On Saturday, a campfire strewn with beer cans and cigarette butts smoldered at the edge of the area that had burned a week before. Nearby, a visitor proudly urged his off-leash beagle to chase desert cottontail rabbits.
“Why not? There’s no rules here,” the man said. “If there’s a regulation, they ought to put up a sign. Unpublished regulations don’t exist.”
Such problems aren’t unique to Hansen Dam. Nearly all of the dam projects in Southern California have attracted wildlife and a crush of visitors seeking to enjoy a taste of the outdoors. Many of the projects, however -- including the Whittier Narrows Recreation Area and the Sepulveda Basin Wildlife Reserve -- have managed to enforce restrictions with the help of volunteers.
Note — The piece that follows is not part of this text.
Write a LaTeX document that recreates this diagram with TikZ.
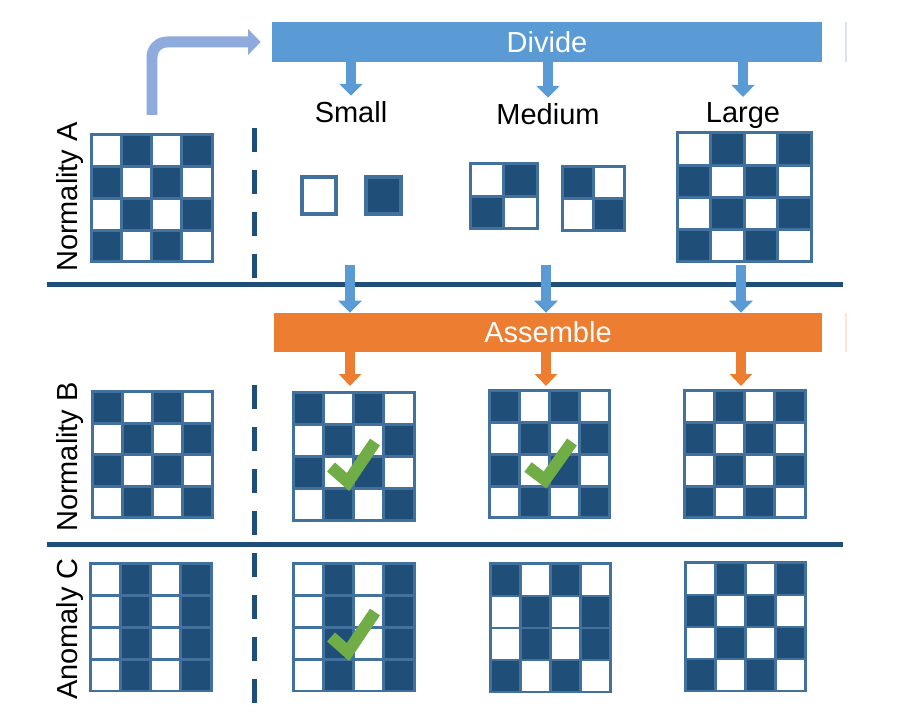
\documentclass[tikz,border=0pt]{standalone}
\usepackage{fontspec}
\setmainfont{Liberation Sans}
\usetikzlibrary{arrows.meta,calc}

\definecolor{divblue}{HTML}{5B9BD5}
\definecolor{bentblue}{HTML}{8FAADC}
\definecolor{asmorange}{HTML}{ED7D31}
\definecolor{boarddark}{HTML}{1F4E79}
\definecolor{boardline}{HTML}{41719C}
\definecolor{okgreen}{HTML}{70AD47}
\colorlet{cell0}{white}
\colorlet{cell1}{boarddark}

\tikzset{
  cellline/.style={draw=boardline, line width=0.06cm},
  bar/.style={rectangle, inner sep=0, text=white},
  divarrow/.style={draw=divblue, line width=0.2cm, -{Triangle[width=0.46cm,length=0.24cm]}},
  asmarrow/.style={draw=asmorange, line width=0.2cm, -{Triangle[width=0.44cm,length=0.24cm]}},
  bentarrow/.style={draw=bentblue, line width=0.22cm, rounded corners=0.3cm, -{Triangle[width=0.5cm,length=0.25cm]}},
  sepline/.style={draw=boarddark, line width=0.1cm},
  cutline/.style={draw=boarddark, line width=0.1cm, dash pattern=on 0.48cm off 0.36cm},
  checkmark/.style={draw=okgreen, line width=0.24cm},
  rowlabel/.style={rotate=90},
  sizelabel/.style={anchor=base}
}

% board: name, left, top, cell width, cell height, rows of 0/1
\newcommand\drawboard[6]{%
  \coordinate (#1) at (#2,#3);
  \foreach \cells [count=\rownum] in {#6} {
    \foreach \c [count=\colnum] in \cells {
      \draw[cellline, fill=cell\c] ({#2+(\colnum-1)*#4},{#3+(\rownum-1)*#5}) rectangle ++(#4,#5);
    }
  }
}

\begin{document}
\begin{tikzpicture}[x=0.02cm, y=-0.02cm, font=\fontsize{16.5}{20}\selectfont]
  \useasboundingbox (0,0) rectangle (914,716);

  % Bars
  \node[bar, fill=divblue, minimum width=11cm, minimum height=0.8cm] (divide) at (547,42) {Divide};
  \node[bar, fill=asmorange, minimum width=10.96cm, minimum height=0.78cm] (assemble) at (548,332.5) {Assemble};
  \draw[boardline!20, line width=0.03cm] (846,22) -- (846,62);
  \draw[asmorange!20, line width=0.03cm] (846,313) -- (846,352);

  % Size labels
  \node[sizelabel] (lsmall) at (351,123) {Small};
  \node[sizelabel] (lmedium) at (548,125) {Medium};
  \node[sizelabel] (llarge) at (743,123) {Large};
  \foreach \name in {lsmall,lmedium,llarge} {
    \draw[divarrow] (divide.south -| \name) -- (\name.north);
  }

  % Row labels
  \node[rowlabel] (nA) at (70,197) {Normality A};
  \node[rowlabel] (nB) at (70,457) {Normality B};
  \node[rowlabel] (aC) at (70,629) {Anomaly C};

  % Separators and cut lines
  \draw[sepline] (47,285) -- (843,285);
  \draw[sepline] (47,545) -- (843,545);
  \draw[cutline] (254,128) -- (254,278);
  \draw[cutline] (254,385) -- (254,535);
  \draw[cutline] (254,553) -- (254,703);

  % Row A
  \drawboard{A}{91}{135}{30.25}{31.75}{{0,1,0,1},{1,0,1,0},{0,1,0,1},{1,0,1,0}}
  \draw[cellline, line width=0.08cm, fill=white] (302,177) rectangle (336,214);
  \draw[cellline, line width=0.08cm, fill=boarddark] (366,177) rectangle (401,214);
  \drawboard{Am1}{470}{164}{33.5}{32.5}{{0,1},{1,0}}
  \drawboard{Am2}{562}{167}{31}{32}{{1,0},{0,1}}
  \drawboard{Al}{677}{133}{33.5}{32.25}{{0,1,0,1},{1,0,1,0},{0,1,0,1},{1,0,1,0}}

  % Row B
  \drawboard{B}{92}{392}{30}{31.5}{{1,0,1,0},{0,1,0,1},{1,0,1,0},{0,1,0,1}}
  \drawboard{Bs}{293}{393}{30.25}{32}{{1,0,1,0},{0,1,0,1},{1,0,1,0},{0,1,0,1}}
  \drawboard{Bm}{489}{391}{30}{31.75}{{1,0,1,0},{0,1,0,1},{1,0,1,0},{0,1,0,1}}
  \drawboard{Bl}{684}{391}{30.25}{31.75}{{0,1,0,1},{1,0,1,0},{0,1,0,1},{1,0,1,0}}

  % Row C
  \drawboard{C}{90}{564}{30.25}{31.75}{{0,1,0,1},{0,1,0,1},{0,1,0,1},{0,1,0,1}}
  \drawboard{Cs}{293}{564}{30.25}{31.75}{{0,1,0,1},{0,1,0,1},{0,1,0,1},{0,1,0,1}}
  \drawboard{Cm}{490}{564}{30}{32}{{1,0,1,0},{0,1,0,1},{0,1,0,1},{1,0,1,0}}
  \drawboard{Cl}{685}{563}{30}{32}{{0,1,0,1},{1,0,1,0},{0,1,0,1},{1,0,1,0}}

  % Check marks
  \draw[checkmark] (331,467) -- (348,482) -- (375,442);
  \draw[checkmark] (528,467) -- (545,480) -- (572,442);
  \draw[checkmark] (331,637) -- (348,652) -- (375,612);

  % Arrows through the pipeline
  \coordinate (Aout) at (152,115);
  \draw[bentarrow, shorten >=0.22cm] (Aout) |- (divide.west);
  \foreach \col/\x in {S/350, M/546, L/741} {
    \coordinate (out\col) at (\x,265);
    \coordinate (in\col) at (\x,386);
    \draw[divarrow] (out\col) -- (assemble.north -| out\col);
    \draw[asmarrow] (assemble.south -| in\col) -- (in\col);
  }
\end{tikzpicture}
\end{document}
Daniel Cooper, owner of Cooper Ecological Monitoring in Pasadena, a private consulting company, has a name for the situation at Hansen. He calls it mismanagement.
“Management is out the window at Hansen Dam -- it’s a free-for-all out there,” he said. “Yet, it’s one of the most significant natural habitat areas in the Los Angeles Basin and a remnant of what the San Fernando Valley looked like before it was developed.”
Kris Ohlenkamp, president of the San Fernando Valley Audubon Society, added that “our chapter has always expressed an interest in the Hansen Dam area. We are working toward somehow designating a portion of it as a wildlife preserve.”
City recreation and parks interim chief ranger Albert E. Torres agreed that the city has not been up to the challenge because of a lack of money and staffing.
“It’s a resource problem,” he said. “We have the tools, we just need more.”
But Torres, a self-described bird-watcher, also pointed out that a joint effort by a variety of city agencies and a citizen advisory panel will soon erect signs in English and Spanish. Torres also expects a full-time ranger to be put on duty at the center sometime next year.
Any attempts to put the brakes on the trashing of Hansen Dam’s open space can’t happen soon enough for Garrett, who has visited the area hundreds of times in recent years and keeps a field journal of his sightings.
Scanning swaying branches and undergrowth Saturday, he spotted a significant list of noteworthy birds in less than an hour: blue grosbeaks, yellow-breasted chats, American goldfinches, a warbling vireo, a purple finch, black-headed grosbeaks, yellow warblers, ash-throated flycatchers and a few least Bell’s vireos.
Walking a path in least Bell’s vireo territory that had burned to the ground a week ago, Garrett shook his head and said, “This used to resemble a jungle. I think we’ve lost half a dozen of the territories established here by least Bell’s vireo breeding males. A common misunderstanding is that birds can simply move away from burning trees. That’s like saying if your house burns down, you move into the one next door.
“The solution is not to fence this place off,” he added. “We just need to enforce it better and make people more aware of its value before it slips away.”